プロ野球亭日乗BACK NUMBER
復帰後に掴んだ「真っ直ぐへの自信」。
斎藤佑樹が証明する“走り込み神話”。
text by
鷲田康Yasushi Washida
photograph byTakashi Shimizu
posted2011/07/24 08:00
一軍復帰後3戦目の登板で今季3勝目をマークした斎藤。ルーキーながら最後の1枠「プラスワン投票」でオールスターにも選出、第1戦ではランナーを出しながらも無失点で切り抜けた
ナンバー本誌の取材で、巨人の内海哲也投手と話す機会があった。
内海はここ数年、“エース候補”と言われながら、年間を通して結果を残せないシーズンが続いていた。ところが今季は見違えるように安定した投球内容で、7月19日の中日戦でハーラートップに立つ10勝目をマーク。
取材のテーマの一つが、この変身の秘密は何なのか? ということだった。
詳細は本誌で読んで頂くとして、一つ、気になる話があった。
今までの内海は不振になったら、ただひたすら走ることしかなかったのだという。ところが、今年は別のトレーニングを取り入れ、安定した成績につながっている──それが今季の好調の理由なのだという。
投手には走り込み神話、というのがある。
それは400勝投手の金田正一さん(国鉄→巨人)から、右ひじ手術からの復帰に際して、ジャイアンツ球場の外野の芝生が禿げるほどに走り込んだ桑田真澄さん(巨人)まで、多くの名投手たちが信じた神話だった。
走り込んで下半身を鍛え、安定したフォームを作り出す。フォームが崩れ、白星から見放されたときに、投手たちはひたすら走る。それが最後の頼みの綱でもあるからだ。
実は内海もそうしてきたのだが、それだけではだめだったというわけだ。
下半身を鍛える走り込みは投手にとっての「貯金」だ。
それでは走り込みとは、投手にとってどういう練習なのだろうか?
「ただ、走り込めばいいってものじゃないかもしれないけど、走り込みはシーズンの貯金です。そして若いうちに走り込むことは、投手生命にとっての財産にもなるんですよ」
内海の所属する巨人の川口和久投手総合コーチは、現役時代を過ごした広島での体験談を含めてこう語っている。

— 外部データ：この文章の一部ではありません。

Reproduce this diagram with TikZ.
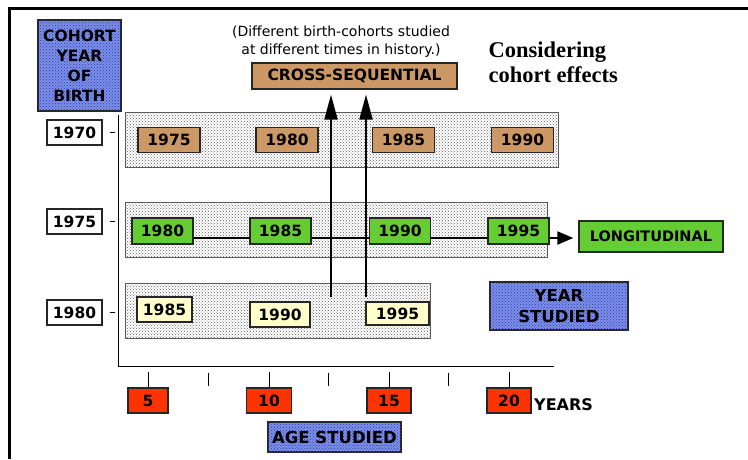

「僕が入団したころの広島は球団にお金もなくて、室内練習場は猫の額のような狭さだった。若い選手なんか、練習する場所がないんですよ。雨が降ると、とにかく走らされた。雨でも走ることはできるからね」
だから梅雨は大嫌いだった。毎日、反吐が出るほど走り込まされたからだった。
「でも、それが9月になると生きてくるんです。キャンプで走り込んだ貯金は6月、7月まで。梅雨の時期にまたじっくり走り込んで、8月、9月を乗り越えられる。それを若いうちに繰り返すことで、ベテランになっても下半身の衰えが簡単にはこなくなる」
この川口理論から内海のケースを考えると──内海は若い頃から走り込んできた。そうして下半身を鍛え上げて、下地を作ってきた。その貯金の上に、今は違う練習方法を取り入れることで、より安定したフォームを手に入れることができた──こういうことになる。